Wednesday, July 19, 2006

King Ralph... or not

Yesterday Ralph Reed, the former director of the Christian Coalition, failed in his bid to become the Lieutenant Governor of Georgia. He lost the primary to a State Senator named Casey Cagle.

Reed is a political operative who has wrapped himself in a metaphorical Shroud of Turin, using the Bible as a cover for some of the most sickening misdeeds ever to come on the political scene. This is a guy who promoted an attempt to keep an Indian tribe in Louisiana from opening a casino on their reservation, presumably out of "respect for morality", when in fact he was BEING PAID by a RIVAL Indian tribe to keep the competition at bay.

This is a guy, in the tradition of Nikolai Gogol's Dead Souls, who actually talked about cashing in on elederly black churchgoers:

In advance of its August publication date, GQ has released a big piece on Ralph Reed today, with one gem in particular: a plan hatched by Reed and Jack Abramoff which sounds suspiciously like "mortgaging old black people," as a former Reed associate told the magazine.

In July of 2003, Abramoff and Reed considered launching something called the Black Churches Insurance Program.

We know how this scheme would have gone, because Abramoff pitched something similar to a cash-strapped Texas tribe, the Tigua. Basically, since the tribe couldn't pay Abramoff, he offered to arrange "a life-insurance policy for every Tigua 75 or older." When those elders died, the death benefits would have gone to Abramoff through one of his non-profits.
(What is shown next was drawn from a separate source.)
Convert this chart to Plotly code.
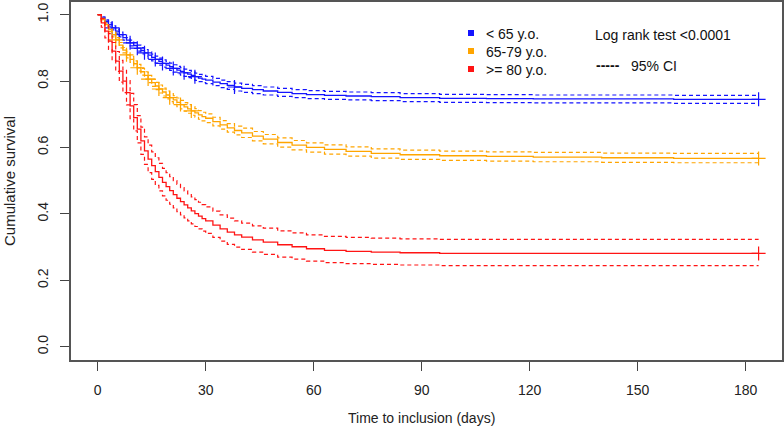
import plotly.graph_objects as go

# ---------------- data ----------------
days = [0, 1, 2, 3, 4, 5, 6, 7, 8, 9, 10, 11, 12, 13, 14, 15, 16, 17, 18, 19, 20,
        21, 22, 23, 24, 25, 26, 27, 28, 29, 30, 32, 34, 36, 38, 40, 43, 46, 50, 54,
        58, 63, 69, 76, 84, 95, 108, 121, 140, 160, 183.6]

blue_surv = [1.000, 0.990, 0.980, 0.970, 0.960, 0.950, 0.940, 0.931, 0.923, 0.915, 0.907,
             0.899, 0.892, 0.885, 0.878, 0.871, 0.865, 0.859, 0.853, 0.848, 0.843,
             0.838, 0.833, 0.829, 0.825, 0.821, 0.817, 0.813, 0.809, 0.806, 0.803,
             0.797, 0.792, 0.787, 0.782, 0.778, 0.774, 0.770, 0.766, 0.762,
             0.759, 0.757, 0.755, 0.753, 0.750, 0.748, 0.747, 0.746, 0.746, 0.745, 0.745]
blue_lower = [1.000, 0.987, 0.976, 0.965, 0.954, 0.944, 0.933, 0.923, 0.915, 0.906, 0.898,
              0.890, 0.882, 0.875, 0.868, 0.861, 0.854, 0.848, 0.842, 0.837, 0.832,
              0.827, 0.822, 0.818, 0.814, 0.810, 0.806, 0.802, 0.798, 0.795, 0.792,
              0.786, 0.780, 0.775, 0.770, 0.766, 0.762, 0.758, 0.754, 0.750,
              0.747, 0.745, 0.743, 0.741, 0.738, 0.736, 0.735, 0.734, 0.734, 0.733, 0.733]
blue_upper = [1.000, 0.993, 0.984, 0.975, 0.966, 0.956, 0.947, 0.939, 0.931, 0.923, 0.916,
              0.908, 0.901, 0.895, 0.888, 0.881, 0.875, 0.869, 0.864, 0.859, 0.854,
              0.849, 0.844, 0.840, 0.836, 0.832, 0.828, 0.824, 0.820, 0.817, 0.814,
              0.808, 0.803, 0.798, 0.794, 0.790, 0.786, 0.782, 0.778, 0.774,
              0.771, 0.769, 0.767, 0.765, 0.762, 0.760, 0.759, 0.758, 0.758, 0.757, 0.757]

orange_surv = [1.000, 0.985, 0.970, 0.955, 0.940, 0.924, 0.908, 0.893, 0.879, 0.865, 0.852,
               0.840, 0.828, 0.817, 0.806, 0.795, 0.785, 0.776, 0.767, 0.758, 0.750,
               0.743, 0.736, 0.729, 0.722, 0.716, 0.710, 0.704, 0.698, 0.693, 0.688,
               0.678, 0.668, 0.659, 0.651, 0.644, 0.634, 0.625, 0.615, 0.607,
               0.600, 0.594, 0.588, 0.582, 0.578, 0.575, 0.573, 0.571, 0.569, 0.567, 0.567]
orange_lower = [1.000, 0.981, 0.965, 0.949, 0.933, 0.917, 0.900, 0.885, 0.870, 0.856, 0.843,
                0.830, 0.818, 0.806, 0.795, 0.784, 0.774, 0.764, 0.755, 0.746, 0.738,
                0.730, 0.723, 0.716, 0.709, 0.703, 0.697, 0.691, 0.685, 0.680, 0.675,
                0.665, 0.655, 0.646, 0.638, 0.630, 0.620, 0.611, 0.601, 0.593,
                0.586, 0.580, 0.574, 0.568, 0.564, 0.561, 0.559, 0.557, 0.555, 0.554, 0.554]
orange_upper = [1.000, 0.989, 0.975, 0.961, 0.947, 0.931, 0.916, 0.901, 0.888, 0.874, 0.861,
                0.850, 0.838, 0.828, 0.817, 0.806, 0.796, 0.788, 0.779, 0.770, 0.762,
                0.756, 0.749, 0.742, 0.735, 0.729, 0.723, 0.717, 0.711, 0.706, 0.701,
                0.691, 0.681, 0.672, 0.664, 0.658, 0.648, 0.639, 0.629, 0.621,
                0.614, 0.608, 0.602, 0.596, 0.592, 0.589, 0.587, 0.585, 0.583, 0.582, 0.582]

red_surv = [1.000, 0.975, 0.950, 0.920, 0.890, 0.860, 0.830, 0.800, 0.765, 0.725, 0.690,
            0.655, 0.620, 0.590, 0.565, 0.545, 0.527, 0.510, 0.495, 0.482, 0.470,
            0.458, 0.447, 0.437, 0.427, 0.418, 0.409, 0.401, 0.393, 0.386, 0.379,
            0.366, 0.355, 0.345, 0.337, 0.330, 0.322, 0.315, 0.307, 0.301,
            0.295, 0.290, 0.287, 0.285, 0.283, 0.281, 0.281, 0.281, 0.281, 0.281, 0.281]
red_lower = [1.000, 0.962, 0.930, 0.895, 0.862, 0.829, 0.797, 0.765, 0.728, 0.687, 0.650,
             0.614, 0.579, 0.549, 0.524, 0.504, 0.486, 0.469, 0.454, 0.441, 0.429,
             0.418, 0.407, 0.397, 0.388, 0.379, 0.370, 0.362, 0.355, 0.348, 0.341,
             0.329, 0.318, 0.308, 0.300, 0.293, 0.285, 0.278, 0.270, 0.264,
             0.258, 0.253, 0.250, 0.248, 0.246, 0.244, 0.244, 0.244, 0.244, 0.244, 0.244]
red_upper = [1.000, 0.988, 0.968, 0.943, 0.916, 0.889, 0.862, 0.834, 0.801, 0.763, 0.729,
             0.696, 0.661, 0.632, 0.607, 0.587, 0.569, 0.552, 0.537, 0.524, 0.512,
             0.500, 0.489, 0.479, 0.469, 0.460, 0.451, 0.443, 0.435, 0.428, 0.421,
             0.408, 0.397, 0.387, 0.379, 0.372, 0.364, 0.357, 0.349, 0.343,
             0.337, 0.332, 0.329, 0.327, 0.325, 0.323, 0.323, 0.323, 0.323, 0.323, 0.323]

blue_censor = [4, 6, 9, 11, 13, 16, 18, 21, 24, 27, 38, 183.6]
orange_censor = [5, 8, 11, 14, 17, 20, 23, 26, 183.6]
red_censor = [183.6]

group_labels = ["< 65 y.o.", "65-79 y.o.", ">= 80 y.o."]
group_colors = ["#1414FF", "#FFA500", "#FF1414"]

x_ticks = [0, 30, 60, 90, 120, 150, 180]
y_ticks = [0.0, 0.2, 0.4, 0.6, 0.8, 1.0]
y_tick_text = ["0.0", "0.2", "0.4", "0.6", "0.8", "1.0"]

# ---------------- figure ----------------
def step_at(t, xs, ys):
    v = ys[0]
    for xx, yy in zip(xs, ys):
        if xx <= t:
            v = yy
    return v

series = [
    (blue_surv, blue_lower, blue_upper, blue_censor),
    (orange_surv, orange_lower, orange_upper, orange_censor),
    (red_surv, red_lower, red_upper, red_censor),
]

fig = go.Figure()
for (surv, lo, up, cens), col, lab in zip(series, group_colors, group_labels):
    for ci in (lo, up):
        fig.add_trace(go.Scatter(x=days, y=ci, mode="lines", line_shape="hv",
                                 line=dict(color=col, width=1.2, dash="4px,3px"),
                                 hoverinfo="skip", showlegend=False))
    fig.add_trace(go.Scatter(x=days, y=surv, mode="lines", line_shape="hv",
                             line=dict(color=col, width=1.3), name=lab, showlegend=False))
    fig.add_trace(go.Scatter(x=cens, y=[step_at(c, days, surv) for c in cens], mode="markers",
                             marker=dict(symbol="cross-thin", size=10,
                                         line=dict(color=col, width=1.2)),
                             hoverinfo="skip", showlegend=False))

# plot area in pixels
L, R, T, B = 71, 782, 2, 360
W, H = R - L, B - T


def px(xp):
    return (xp - L) / W


def py(yp):
    return 1 - (yp - T) / H


fam = "Liberation Sans, Arial, sans-serif"
xtick_font = dict(family=fam, size=14, color="#222")
ytick_font = dict(family=fam, size=14, color="#222")
legend_font = dict(family=fam, size=14, color="#111")

fig.update_xaxes(range=[-7.42, 190.1], tickvals=x_ticks, ticks="outside", ticklen=9,
                 tickcolor="#444", tickwidth=1, showline=True, linecolor="#555", linewidth=1.5,
                 mirror=True, showgrid=False, zeroline=False, tickfont=xtick_font,
                 ticklabelstandoff=7, automargin=False)
fig.update_yaxes(range=[-0.040, 1.038], tickvals=y_ticks, ticktext=y_tick_text, ticks="outside",
                 ticklen=9, tickcolor="#444", tickwidth=1, showline=True, linecolor="#555",
                 linewidth=1.5, mirror=True, showgrid=False, zeroline=False, tickfont=ytick_font,
                 tickangle=-90, ticklabelstandoff=7, automargin=False)

annotations = [
    dict(text="Time to inclusion (days)", x=px(421), y=py(418), xref="paper", yref="paper",
         showarrow=False, font=dict(family=fam, size=14, color="#222"),
         xanchor="center", yanchor="middle"),
    dict(text="Cumulative survival", x=px(9), y=py(181), xref="paper", yref="paper",
         showarrow=False, font=dict(family=fam, size=15, color="#222"), textangle=-90,
         xanchor="center", yanchor="middle"),
    dict(text="Log rank test <0.0001", x=px(593), y=py(35), xref="paper", yref="paper",
         showarrow=False, font=legend_font, xanchor="left", yanchor="middle"),
    dict(text="<b>-----</b>", x=px(594), y=py(65), xref="paper", yref="paper",
         showarrow=False, font=legend_font, xanchor="left", yanchor="middle"),
    dict(text="95% CI", x=px(629), y=py(66), xref="paper", yref="paper",
         showarrow=False, font=legend_font, xanchor="left", yanchor="middle"),
]
shapes = []
legend_y = [34, 52, 70]
for lab, col, ly in zip(group_labels, group_colors, legend_y):
    annotations.append(dict(text=lab, x=px(484), y=py(ly), xref="paper", yref="paper",
                            showarrow=False, font=legend_font, xanchor="left", yanchor="middle"))
    shapes.append(dict(type="rect", xref="paper", yref="paper", x0=px(468), x1=px(474),
                       y0=py(ly - 4), y1=py(ly + 2), fillcolor=col, line=dict(width=0)))

fig.update_layout(width=784, height=434, margin=dict(l=L, r=784 - R, t=T, b=434 - B),
                  paper_bgcolor="white", plot_bgcolor="white", showlegend=False,
                  annotations=annotations, shapes=shapes)

fig.write_html("out.html", config={"displayModeBar": False},
               post_script="document.body.style.margin='0';document.body.style.overflow='hidden';")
The Tigua didn't take Abramoff up on the offer, but it was too good of an idea to let go.

So Abramoff apparently thought black churches were a good target. This would have been the same thing, according to GQ's Sean Flynn, except that it was African-Americans. Or as "a former associate of Reed's" told GQ, "Yeah... it sounds like Jack approached Reed about mortgaging old black people.”


And Reed was into it. After all, he and Abramoff have been friends since their days at the College Republicans in the 80s.

It's extremely hard to shock me at this point. But taking people's life insurance policies from them as payment? Profiting from their deaths? Even I'm bowled over by the evil of that scheme.

I suppose it's cheering that Reed couldn't get elected by his own party in Georgia. He's a flim-flam artist who deserves the jail term that it increasingly looks like he may get, given his ties to Abramoff and the violations of the law which that entailed.